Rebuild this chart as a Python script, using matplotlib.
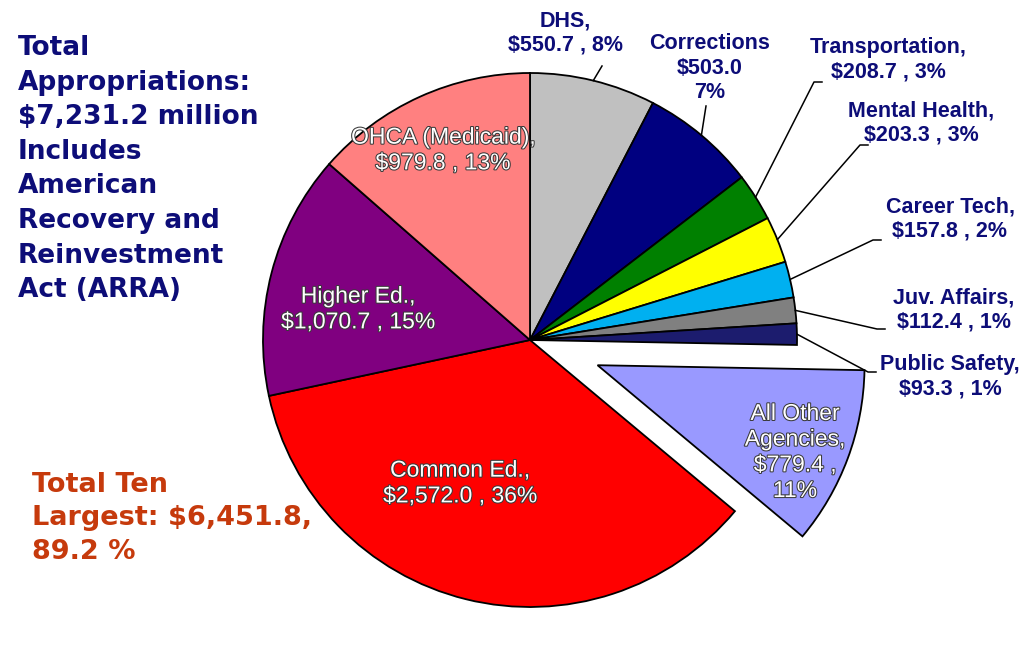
#---- Oklahoma appropriations pie chart (millions of dollars)
import numpy as np
import matplotlib
matplotlib.use("Agg")
import matplotlib.pyplot as plt
import matplotlib.patheffects as pe

#---- Data (clockwise from 12 o'clock)
agencies = ["DHS", "Corrections", "Transportation", "Mental Health", "Career Tech",
            "Juv. Affairs", "Public Safety", "All Other\nAgencies", "Common Ed.",
            "Higher Ed.", "OHCA (Medicaid)"]
amounts = [550.7, 503.0, 208.7, 203.3, 157.8, 112.4, 93.3, 779.4, 2572.0, 1070.7, 979.8]
amount_labels = ["$550.7", "$503.0", "$208.7", "$203.3", "$157.8", "$112.4", "$93.3",
                 "$779.4", "$2,572.0", "$1,070.7", "$979.8"]
pct_labels = ["8%", "7%", "3%", "3%", "2%", "1%", "1%", "11%", "36%", "15%", "13%"]
colors = ["#C0C0C0", "#000080", "#008000", "#FFFF00", "#00B0F0", "#808080",
          "#1C1C6E", "#9999FF", "#FF0000", "#800080", "#FF8080"]
explode = [0, 0, 0, 0, 0, 0, 0, 0.27, 0, 0, 0]

total_text = ("Total\nAppropriations:\n$7,231.2 million\nIncludes\nAmerican\n"
              "Recovery and\nReinvestment\nAct (ARRA)")
ten_text = "Total Ten\nLargest: $6,451.8,\n89.2 %"

NAVY = "#0D0D78"
R_PX = 267.0
CX, CY = 530.0, 340.0


def px(x, y):
    # pixel position -> data coords (pie radius = 1)
    return (x - CX) / R_PX, (CY - y) / R_PX


fig = plt.figure(figsize=(10.24, 6.47), dpi=100)
ax = fig.add_axes([0, 0, 1, 1])

wedges, _ = ax.pie(amounts, colors=colors, explode=explode, startangle=90,
                   counterclock=False, radius=1.0,
                   wedgeprops=dict(edgecolor="black", linewidth=1.3))

ax.set_xlim(-CX / R_PX, (1024 - CX) / R_PX)
ax.set_ylim(-(647 - CY) / R_PX, CY / R_PX)
ax.set_aspect("auto")
ax.axis("off")

#---- Outside labels: index -> (text centre px, leader elbow px)
outside = {
    0: ((565, 33), (602, 66)),
    1: ((710, 68), (706, 106)),
    2: ((888, 60), (814, 82)),
    3: ((921, 123), (860, 145)),
    4: ((950, 219), (873, 240)),
    5: ((954, 310), (877, 329)),
    6: ((950, 377), (868, 372)),
}
label_font = ["Liberation Sans", "DejaVu Sans"]

for i, ((tx, ty), (ex, ey)) in outside.items():
    if i == 1:
        txt = "%s\n%s\n%s" % (agencies[i], amount_labels[i], pct_labels[i])
    else:
        txt = "%s,\n%s , %s" % (agencies[i], amount_labels[i], pct_labels[i])
    x, y = px(tx, ty)
    ax.text(x, y, txt, ha="center", va="center", color=NAVY, fontsize=15.5,
            fontweight="bold", family=label_font, linespacing=1.2)

    w = wedges[i]
    mid = np.deg2rad((w.theta1 + w.theta2) / 2)
    sx, sy = np.cos(mid), np.sin(mid)
    exx, eyy = px(ex, ey)
    if i in (0, 1):
        ax.plot([sx, exx], [sy, eyy], color="black", lw=1.1)
    else:
        ax.plot([sx, exx, exx + 8 / R_PX], [sy, eyy, eyy], color="black", lw=1.1)

#---- Inside labels
inside = {
    10: (443, 150),
    9: (358, 309),
    8: (460, 483),
    7: (795, 452),
}
stroke = [pe.withStroke(linewidth=1.5, foreground="#3A3A3A")]
for i, (tx, ty) in inside.items():
    if i == 7:
        txt = "%s,\n%s ,\n%s" % (agencies[i], amount_labels[i], pct_labels[i])
    else:
        txt = "%s,\n%s , %s" % (agencies[i], amount_labels[i], pct_labels[i])
    x, y = px(tx, ty)
    ax.text(x, y, txt, ha="center", va="center", color="white", fontsize=16.5,
            family=label_font, linespacing=1.15, path_effects=stroke)

#---- Side notes
fig.text(18 / 1024, 1 - 35 / 647, total_text, ha="left", va="top", color=NAVY,
         fontsize=19, fontweight="heavy", family=["DejaVu Sans"], linespacing=1.43)
fig.text(32 / 1024, 1 - 472 / 647, ten_text, ha="left", va="top", color="#C63A0C",
         fontsize=19.5, fontweight="heavy", family=["DejaVu Sans"], linespacing=1.37)

fig.savefig("out.png", dpi=100, facecolor="white")
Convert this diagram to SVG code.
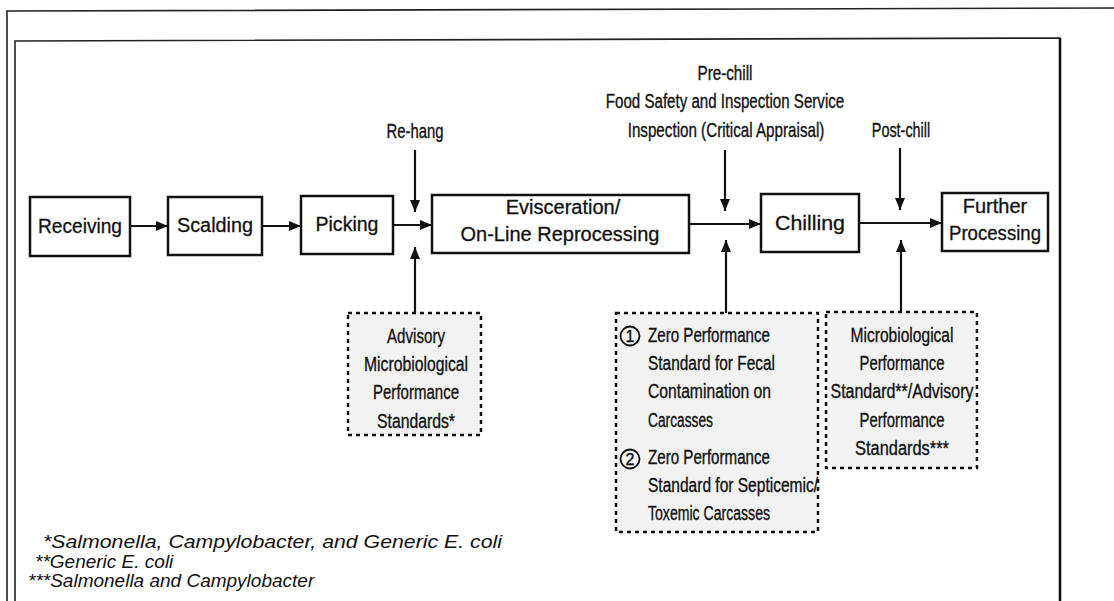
<svg xmlns="http://www.w3.org/2000/svg" width="1114" height="601" viewBox="0 0 1114 601">
<defs>
<marker id="ah" viewBox="0 0 12 10" refX="12" refY="5" markerWidth="12" markerHeight="10" markerUnits="userSpaceOnUse" orient="auto">
<path d="M0,0 L12,5 L0,10 Z" fill="#111"/>
</marker>
</defs>
<style>
.frame{fill:none;stroke:#222;stroke-width:1.6}
.box{fill:#fff;stroke:#111;stroke-width:2.5}
.dbox{fill:#f2f2f2;stroke:#111;stroke-width:2.5;stroke-dasharray:4 4}
.lbl{font-family:"Liberation Sans",Arial,sans-serif;font-size:20px;fill:#111;stroke:#111;stroke-width:0.3;text-anchor:middle}
.cnd{font-family:"Liberation Sans",Arial,sans-serif;font-size:20px;fill:#111;stroke:#111;stroke-width:0.35}
.mid{text-anchor:middle}
.fn{font-family:"Liberation Sans",Arial,sans-serif;font-size:19px;font-style:italic;fill:#111}
.con{fill:none;stroke:#111;stroke-width:2.2;marker-end:url(#ah)}
</style>
<rect width="1114" height="601" fill="#fff"/>
<g id="frames">
<path class="frame" d="M7,601 L7,11 L1114,8"/>
<path class="frame" d="M15,601 L15,41 L1060,38 L1060,601"/>
<path d="M1060,38 L1060,601" stroke="#111" stroke-width="2.6" fill="none"/>
</g>
<g id="connectors">
<path class="con" d="M130,226 L168,226"/>
<path class="con" d="M262,226 L301,226"/>
<path class="con" d="M393,225 L432,225"/>
<path class="con" d="M415,150 L415,212"/>
<path class="con" d="M415,313 L415,247"/>
<path class="con" d="M689,224 L761,224"/>
<path class="con" d="M725,150 L725,211"/>
<path class="con" d="M726,313 L726,240"/>
<path class="con" d="M859,223 L942,223"/>
<path class="con" d="M900,148 L900,210"/>
<path class="con" d="M901,312 L901,240"/>
</g>
<g id="receiving">
<rect class="box" x="30" y="197" width="100" height="59"/>
<text class="lbl" x="80" y="233" textLength="84" lengthAdjust="spacingAndGlyphs">Receiving</text>
</g>
<g id="scalding">
<rect class="box" x="168" y="197" width="94" height="58"/>
<text class="lbl" x="215" y="232" textLength="76" lengthAdjust="spacingAndGlyphs">Scalding</text>
</g>
<g id="picking">
<rect class="box" x="301" y="196" width="92" height="58"/>
<text class="lbl" x="347" y="231" textLength="63" lengthAdjust="spacingAndGlyphs">Picking</text>
</g>
<g id="evisceration">
<rect class="box" x="432" y="195" width="257" height="58"/>
<text class="lbl" x="563" y="214">Evisceration/</text>
<text class="lbl" x="560" y="241">On-Line Reprocessing</text>
</g>
<g id="chilling">
<rect class="box" x="761" y="194" width="98" height="58"/>
<text class="lbl" x="810" y="230" textLength="70" lengthAdjust="spacingAndGlyphs">Chilling</text>
</g>
<g id="further">
<rect class="box" x="942" y="193" width="106" height="58"/>
<text class="lbl" x="995" y="213">Further</text>
<text class="lbl" x="995" y="240" textLength="92" lengthAdjust="spacingAndGlyphs">Processing</text>
</g>
<g id="rehang">
<text class="cnd mid" x="415" y="138" textLength="57" lengthAdjust="spacingAndGlyphs">Re-hang</text>
</g>
<g id="prechill">
<text class="cnd mid" x="725" y="80" textLength="55" lengthAdjust="spacingAndGlyphs">Pre-chill</text>
<text class="cnd mid" transform="translate(725,108) scale(0.755,1)" x="0" y="0">Food Safety and Inspection Service</text>
<text class="cnd mid" transform="translate(726,137) scale(0.76,1)" x="0" y="0">Inspection (Critical Appraisal)</text>
</g>
<g id="postchill">
<text class="cnd mid" transform="translate(901,137) scale(0.72,1)" x="0" y="0">Post-chill</text>
</g>
<g id="advisory">
<rect class="dbox" x="348" y="313" width="133" height="122"/>
<text class="cnd mid" x="416" y="343" textLength="58" lengthAdjust="spacingAndGlyphs">Advisory</text>
<text class="cnd mid" x="416" y="371" textLength="104" lengthAdjust="spacingAndGlyphs">Microbiological</text>
<text class="cnd mid" x="416" y="399" textLength="86" lengthAdjust="spacingAndGlyphs">Performance</text>
<text class="cnd mid" x="416" y="428" textLength="78" lengthAdjust="spacingAndGlyphs">Standards*</text>
</g>
<g id="zero">
<rect class="dbox" x="616" y="313" width="202" height="219"/>
<circle cx="630" cy="336" r="9.5" fill="none" stroke="#111" stroke-width="1.8"/>
<text class="cnd mid" x="630" y="342" style="font-size:16px">1</text>
<circle cx="630" cy="459" r="9.5" fill="none" stroke="#111" stroke-width="1.8"/>
<text class="cnd mid" x="630" y="465" style="font-size:16px">2</text>
<text class="cnd" x="648" y="342" textLength="122" lengthAdjust="spacingAndGlyphs">Zero Performance</text>
<text class="cnd" x="648" y="370" textLength="127" lengthAdjust="spacingAndGlyphs">Standard for Fecal</text>
<text class="cnd" x="648" y="398" textLength="123" lengthAdjust="spacingAndGlyphs">Contamination on</text>
<text class="cnd" x="648" y="427" textLength="65" lengthAdjust="spacingAndGlyphs">Carcasses</text>
<text class="cnd" x="648" y="464" textLength="122" lengthAdjust="spacingAndGlyphs">Zero Performance</text>
<text class="cnd" x="648" y="492" textLength="170" lengthAdjust="spacingAndGlyphs">Standard for Septicemic/</text>
<text class="cnd" x="648" y="520" textLength="122" lengthAdjust="spacingAndGlyphs">Toxemic Carcasses</text>
</g>
<g id="micro">
<rect class="dbox" x="826" y="312" width="151" height="156"/>
<text class="cnd mid" x="902" y="342" textLength="103" lengthAdjust="spacingAndGlyphs">Microbiological</text>
<text class="cnd mid" x="902" y="370" textLength="85" lengthAdjust="spacingAndGlyphs">Performance</text>
<text class="cnd mid" x="902" y="398" textLength="143" lengthAdjust="spacingAndGlyphs">Standard**/Advisory</text>
<text class="cnd mid" x="902" y="427" textLength="85" lengthAdjust="spacingAndGlyphs">Performance</text>
<text class="cnd mid" x="902" y="455" textLength="94" lengthAdjust="spacingAndGlyphs">Standards***</text>
</g>
<g id="footnotes">
<text class="fn" x="43" y="548" textLength="459" lengthAdjust="spacingAndGlyphs">*Salmonella, Campylobacter, and Generic E. coli</text>
<text class="fn" x="35" y="568">**Generic E. coli</text>
<text class="fn" x="28" y="587">***Salmonella and Campylobacter</text>
</g>
</svg>
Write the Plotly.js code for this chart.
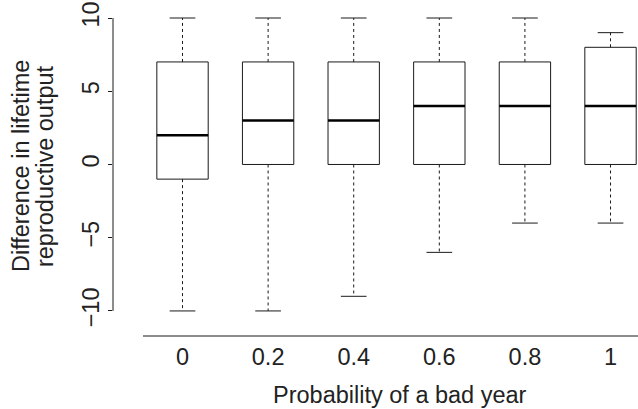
<!DOCTYPE html>
<html>
<head>
<meta charset="utf-8">
<script src="https://cdn.plot.ly/plotly-3.0.1.min.js"></script>
<style>html,body{margin:0;padding:0;background:#fff;}#chart{width:638px;height:409px;}</style>
</head>
<body>
<div id="chart"></div>
<script>
// Data
const categories = ['0', '0.2', '0.4', '0.6', '0.8', '1'];
const lowerWhisker = [-10, -10, -9, -6, -4, -4];
const q1 = [-1, 0, 0, 0, 0, 0];
const median = [2, 3, 3, 4, 4, 4];
const q3 = [7, 7, 7, 7, 7, 8];
const upperWhisker = [10, 10, 10, 10, 10, 9];
const yTickVals = [-10, -5, 0, 5, 10];
const yTickLabels = ['\u221210', '\u22125', '0', '5', '10'];
const xTitle = 'Probability of a bad year';
const yTitleLines = ['Difference in lifetime', 'reproductive output'];

const boxHalf = 0.3, capHalf = 0.15;
const lineColor = '#1a1a1a';
const boxX = [], boxY = [], medX = [], medY = [], whX = [], whY = [], capX = [], capY = [];
categories.forEach((c, i) => {
  boxX.push(i - boxHalf, i + boxHalf, i + boxHalf, i - boxHalf, i - boxHalf, null);
  boxY.push(q1[i], q1[i], q3[i], q3[i], q1[i], null);
  medX.push(i - boxHalf, i + boxHalf, null);
  medY.push(median[i], median[i], null);
  whX.push(i, i, null, i, i, null);
  whY.push(q3[i], upperWhisker[i], null, q1[i], lowerWhisker[i], null);
  capX.push(i - capHalf, i + capHalf, null, i - capHalf, i + capHalf, null);
  capY.push(upperWhisker[i], upperWhisker[i], null, lowerWhisker[i], lowerWhisker[i], null);
});

const traces = [
  {type: 'scatter', mode: 'lines', x: whX, y: whY, line: {color: lineColor, width: 1, dash: '3px,3px'}, hoverinfo: 'skip'},
  {type: 'scatter', mode: 'lines', x: capX, y: capY, line: {color: lineColor, width: 1}, hoverinfo: 'skip'},
  {type: 'scatter', mode: 'lines', x: boxX, y: boxY, line: {color: lineColor, width: 1}, hoverinfo: 'skip'},
  {type: 'scatter', mode: 'lines', x: medX, y: medY, line: {color: '#000', width: 2.5}, hoverinfo: 'skip'}
];

const font = {family: 'Liberation Sans, Arial, Helvetica, sans-serif', size: 23.5, color: '#222'};
const layout = {
  width: 638, height: 409,
  margin: {l: 113, r: 0, t: 6, b: 73},
  paper_bgcolor: '#fff', plot_bgcolor: '#fff',
  showlegend: false,
  font: font,
  xaxis: {
    range: [-0.812, 5.321],
    tickmode: 'array', tickvals: categories.map((c, i) => i), ticktext: categories,
    showgrid: false, zeroline: false, showline: false, ticks: '',
    ticklabelstandoff: 4,
    tickfont: font
  },
  yaxis: {
    range: [-11.71, 10.82],
    tickmode: 'array', tickvals: yTickVals, ticktext: yTickLabels,
    tickangle: -90,
    showgrid: false, zeroline: false, showline: false,
    ticks: 'outside', ticklen: 4, tickcolor: lineColor, tickwidth: 1,
    ticklabelstandoff: 0,
    tickfont: font
  },
  annotations: [
    {text: xTitle, xref: 'paper', yref: 'paper', x: (400 - 113) / 525, y: -0.179,
     xanchor: 'center', yanchor: 'middle', showarrow: false, font: font},
    {text: yTitleLines[0], xref: 'paper', yref: 'paper', x: (21 - 113) / 525, y: 0.515,
     xanchor: 'center', yanchor: 'middle', textangle: -90, showarrow: false, font: font},
    {text: yTitleLines[1], xref: 'paper', yref: 'paper', x: (45 - 113) / 525, y: 0.515,
     xanchor: 'center', yanchor: 'middle', textangle: -90, showarrow: false, font: font}
  ],
  shapes: [
    {type: 'line', xref: 'paper', yref: 'y', x0: 0, x1: 0, y0: -10, y1: 10, line: {color: lineColor, width: 1}},
    {type: 'line', xref: 'paper', yref: 'paper', x0: 30 / 525, x1: 1, y0: 0, y1: 0, line: {color: lineColor, width: 1}}
  ]
};

Plotly.newPlot('chart', traces, layout, {displayModeBar: false, staticPlot: true});
</script>
</body>
</html>
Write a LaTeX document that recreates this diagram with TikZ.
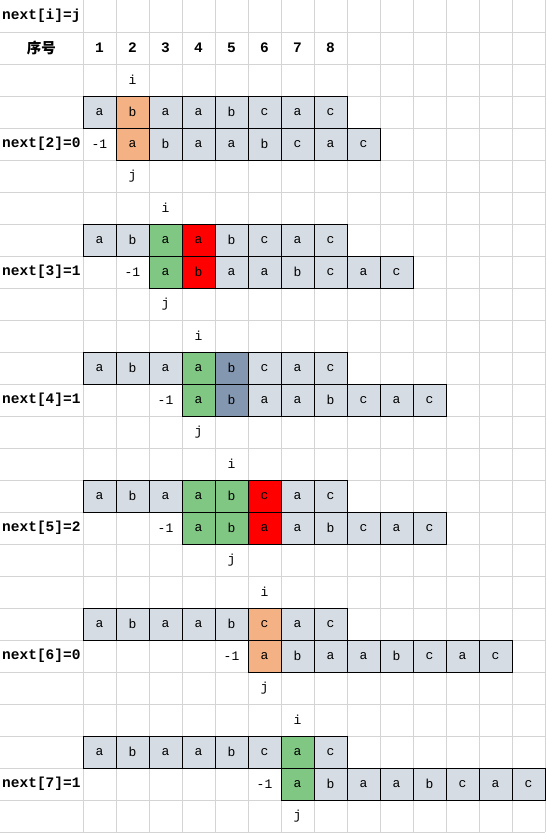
════
The task: Look above for every line with the word "script" and copy it.

Worked answer:
Rebuild this chart as a Python script, using matplotlib.
<script src="https://cdn.plot.ly/plotly-3.0.1.min.js"></script>
<script>
</script>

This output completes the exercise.